You think your nephew would’ve won?
Oh yeah, yeah he was bigger and stronger. Sean Penn is sort of puny and small. But they were just boxing. They wrestled around.
Penn and the paparazzi have a notoriously bad relationship.
Paparazzi today have a bad name because most just do it for the money. It’s not like me. I’m an artist. I studied art. Most of them have no education in that respect. They just do it for money. And there’s too many of them. Gangbanging I call them, where they swarm around celebrities looking for negative things. The whole tabloid viewpoint changed negatively because they look for warts and all. Cellulose on their legs, their fat. It’s ugly. I look for beauty, and it’s terrible that the paparazzi and market has turned to negative ugliness and vulgarity.
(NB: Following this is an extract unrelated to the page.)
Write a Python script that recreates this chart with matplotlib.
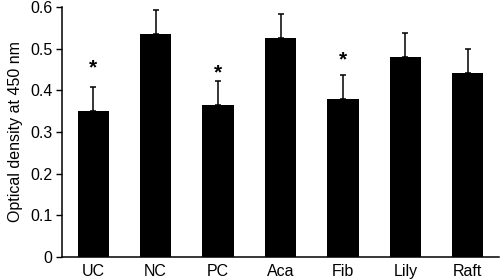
import matplotlib
matplotlib.use("Agg")
import matplotlib.pyplot as plt
import numpy as np

plt.rcParams['font.family'] = ['Liberation Sans', 'DejaVu Sans']

# data
groups = ['UC', 'NC', 'PC', 'Aca', 'Fib', 'Lily', 'Raft']
od_mean = [0.350, 0.536, 0.364, 0.526, 0.379, 0.481, 0.442]
od_err = [0.058, 0.056, 0.058, 0.058, 0.058, 0.057, 0.057]
stars = {'UC': 0.466, 'PC': 0.454, 'Fib': 0.484}

fig = plt.figure(figsize=(5, 2.8), dpi=100)
ax = fig.add_axes([0.124, 0.082, 0.874, 0.893])

x = np.arange(len(groups))
ax.bar(x, od_mean, width=0.5, color='black')
ax.errorbar(x, od_mean, yerr=[np.zeros(len(od_err)), od_err], fmt='none',
            ecolor='black', elinewidth=1.1, capsize=2, capthick=1.1)

# significance stars (glyph sits high in its box, so nudge down a bit)
for g, y in stars.items():
    ax.text(groups.index(g), y - 0.012, '*', ha='center', va='center',
            fontsize=15, fontweight='bold')

ax.set_xlim(-0.5, len(groups) - 0.5)
ax.set_ylim(0, 0.6)
ax.set_yticks([0, 0.1, 0.2, 0.3, 0.4, 0.5, 0.6])
ax.set_yticklabels(['0', '0.1', '0.2', '0.3', '0.4', '0.5', '0.6'])
ax.set_xticks(x)
ax.set_xticklabels(groups)
ax.tick_params(axis='x', length=0, labelsize=11.5, pad=5)
ax.tick_params(axis='y', length=4, width=1, labelsize=11.5, direction='out', pad=3)
ax.set_ylabel('Optical density at 450 nm', fontsize=11.5, labelpad=5)

for s in ['top', 'right']:
    ax.spines[s].set_visible(False)
ax.spines['left'].set_linewidth(1.1)
ax.spines['bottom'].set_linewidth(1.1)

plt.savefig('out.png', dpi=100)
If you were going to re-do your career knowing what you know now, what would you do differently?
Well, I think I did the right thing for the most part. The only thing I’d do, and this is hard for me to say, but I combined my life with meeting a lot of beautiful girls, but I never pursued them. I never had time to take them out. I was too involved with shooting. I was always geared to shooting and I wish I was more intimate with some of them.
I didn’t have the time to do it. It was crazy! I could have banged many beautiful girls. But as far as photographing, I was a workaholic, I was a marathon man. I have tremendous files right now. I’m 82 years old and I’m still mining gold in the files.
You wouldn’t have ducked when Marlon Brando took that swing at you?
Oh, I would duck. Ooooh. I didn’t see it coming. I was looking at [Dick] Cavett. The punch came when I was looking at Cavett. I thought Cavett would say yes [you can take a photo], because he knew me.
So it was a sucker punch?
Yeah it was a sucker punch, you’re right.
Too bad your assistant missed that picture.
Yeah, he was too stupid to shoot. He didn’t get it. But he got the picture of me [later shooting Brando] wearing the football helmet.